I know you’re not asking me, but…

The fact that the damned things make sound with the volume knob twisted just a fraction above zero, indicates that the cone must be accelerating.
And if the distortion is low, then it infers that it is remaining linear, and not sticking like a slip-stick oscillator.

There is some motor hysteresis “in the magnet I think”, according to some Bruno paper that was worth a read.

 

[Waveform Fidelity]

Well, yes. Intuitive reasoning is all very well, but how in your scenario how would you know? Rotating your volume knob will bring the loudspeaker to life, but what’s happening before that? By the time you hear it it is of course in free motion. If you placed your ear next to the diaphragm, reduced your volume, and repeated the same test, again you would hear it when it was moving. In this experiment you could keep reducing the volume until you reach the threshold of hearing, but at this threshold level there is no way the ear is going to detect distortion, so you have to use instruments.

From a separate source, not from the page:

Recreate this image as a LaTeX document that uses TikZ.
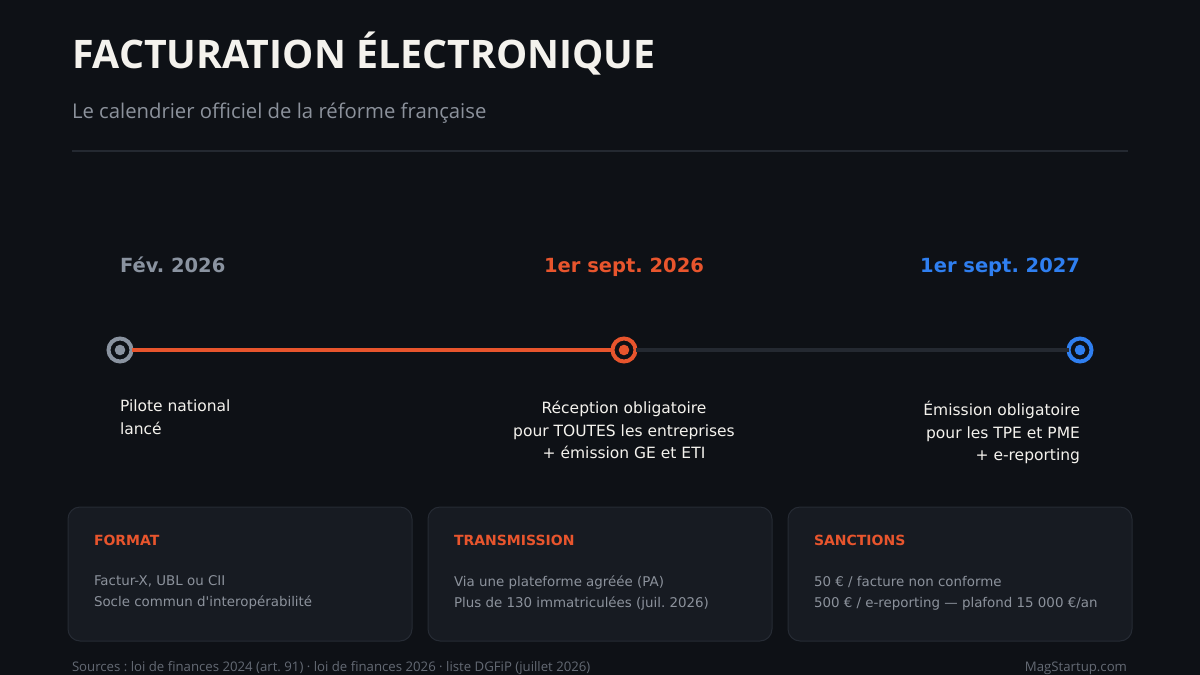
\documentclass[tikz,border=0pt]{standalone}
\usepackage{fontspec}
\setmainfont{DejaVu Sans}
\newfontfamily\opensans{Open Sans}
\usetikzlibrary{positioning,calc}
\definecolor{bgdark}{RGB}{14,17,22}
\definecolor{cardbg}{RGB}{23,27,34}
\definecolor{cardline}{RGB}{38,43,52}
\definecolor{rulegray}{RGB}{36,41,49}
\definecolor{orangeacc}{RGB}{232,85,45}
\definecolor{blueacc}{RGB}{47,127,240}
\definecolor{grayacc}{RGB}{138,147,160}
\definecolor{softwhite}{RGB}{244,242,237}
\definecolor{bodygray}{RGB}{140,146,156}
\definecolor{footgray}{RGB}{100,106,116}
\frenchspacing

\begin{document}
\begin{tikzpicture}
  [x=1pt,y=-1pt,
   every node/.style={inner sep=0pt, outer sep=0pt},
   date/.style={font=\fontsize{19.5}{22}\selectfont\bfseries},
   desc/.style={font=\fontsize{15.5}{22.5}\selectfont, text=softwhite},
   card/.style={draw=cardline, fill=cardbg, line width=1pt, rounded corners=12pt},
   cardtitle/.style={anchor=west, font=\fontsize{14}{16}\selectfont\bfseries, text=orangeacc},
   cardtext/.style={anchor=north west, align=left, font=\fontsize{13.4}{21}\selectfont, text=bodygray},
   ring/.style={circle, line width=4pt, fill=bgdark, minimum size=23pt}]
  % background and frame
  \fill [bgdark] (0,0) rectangle (1200,675);
  \useasboundingbox (0,0) rectangle (1200,675);

  % header
  \node [anchor=base west, text=softwhite, font=\opensans\fontsize{39.3}{44}\selectfont\bfseries] (title) at (72,68) {FACTURATION ÉLECTRONIQUE};
  \node [anchor=base west, text=bodygray, font=\opensans\fontsize{20.3}{22}\selectfont] (subtitle) at (72,118) {Le calendrier officiel de la réforme française};
  \coordinate (ruleL) at (72,151);
  \coordinate (ruleR) at (1128,151);
  \draw [rulegray, line width=1.5pt] (ruleL) -- (ruleR);

  % timeline
  \node [ring, draw=grayacc] (A) at (120,350) {};
  \node [ring, draw=orangeacc] (B) at (624,350) {};
  \node [ring, draw=blueacc] (C) at (1080,350) {};
  \path [line width=4pt]
  (A) edge [orangeacc] (B)
  (B) edge [rulegray] (C);
  \fill [grayacc] (A) circle (5.3pt);
  \fill [orangeacc] (B) circle (5.3pt);
  \fill [blueacc] (C) circle (5.3pt);

  % dates
  \node [date, anchor=base west, text=grayacc] (dA) at (120,272) {Fév. 2026};
  \node [date, anchor=base, text=orangeacc] (dB) at (624,272) {1er sept. 2026};
  \node [date, anchor=base east, text=blueacc] (dC) at (1080,272) {1er sept. 2027};

  % descriptions
  \node [desc, anchor=north west, align=left] (tA) at (120,400) {Pilote national\\lancé};
  \node [desc, anchor=north, align=center] (tB) at (624,401.5) {Réception obligatoire\\pour TOUTES les entreprises\\+ émission GE et ETI};
  \node [desc, anchor=north east, align=right] (tC) at (1080,401.5) {Émission obligatoire\\pour les TPE et PME\\+ e-reporting};

  % cards
  \draw [card] (68,507) rectangle (412,641);
  \draw [card] (428,507) rectangle (772,641);
  \draw [card] (788,507) rectangle (1132,641);
  \node [cardtitle] (k1) at (94,540) {FORMAT};
  \node [cardtitle] (k2) at (454,540) {TRANSMISSION};
  \node [cardtitle] (k3) at (814,540) {SANCTIONS};
  \node [cardtext] (b1) at (94,576) {Factur-X, UBL ou CII\\Socle commun d\textquotesingle interopérabilité};
  \node [cardtext] (b2) at (454,576) {Via une plateforme agréée (PA)\\Plus de 130 immatriculées (juil. 2026)};
  \node [cardtext] (b3) at (814,576) {50 € / facture non conforme\\500 € / e-reporting — plafond 15 000 €/an};

  % footer
  \node [anchor=base west, text=footgray, font=\opensans\fontsize{13.2}{15}\selectfont] (src) at (72,671) {Sources : loi de finances 2024 (art. 91) · loi de finances 2026 · liste DGFiP (juillet 2026)};
  \node [anchor=base east, text=footgray, font=\opensans\fontsize{13.2}{15}\selectfont] (site) at (1127,671) {MagStartup.com};
\end{tikzpicture}
\end{document}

It sounds like BassTinker has a laser tool that detect the motion of the cone, so I’d be very interested in seeing what happens when the cone just starts to move caused by the minimum current. Of course this will be very different for a woofer and tweeter as the compliance of the suspension systems are very different.

In the DC current step, it is unexpected that even after the DC current is held constant, the cone “creeps out” further over 10’s of seconds? Because the suspension system resorting force is somehow reducing? I find that very interesting

 

[bmc0]

There is some motor hysteresis “in the magnet I think”

It's in the iron rather than the magnet.

And if the distortion is low, then it infers that it is remaining linear, and not sticking like a slip-stick oscillator.

Yes, exactly. An acoustic measurement will show the effect of "steppy" motion to well below the limits of audibility; no need to use a laser vibrometer.

In the DC current step, it is unexpected that even after the DC current is held constant, the cone “creeps out” further over 10’s of seconds?

This effect is well known and there are a number of papers about it. Here are a couple that aren't paywalled: 1) Loudspeaker Simulation considering Suspension Creep, and 2) Analyzing the Nonlinear Performance of Miniature Loudspeakers in Consideration of the Creep Effect. Creep is also mentioned in several Klippel papers and application notes.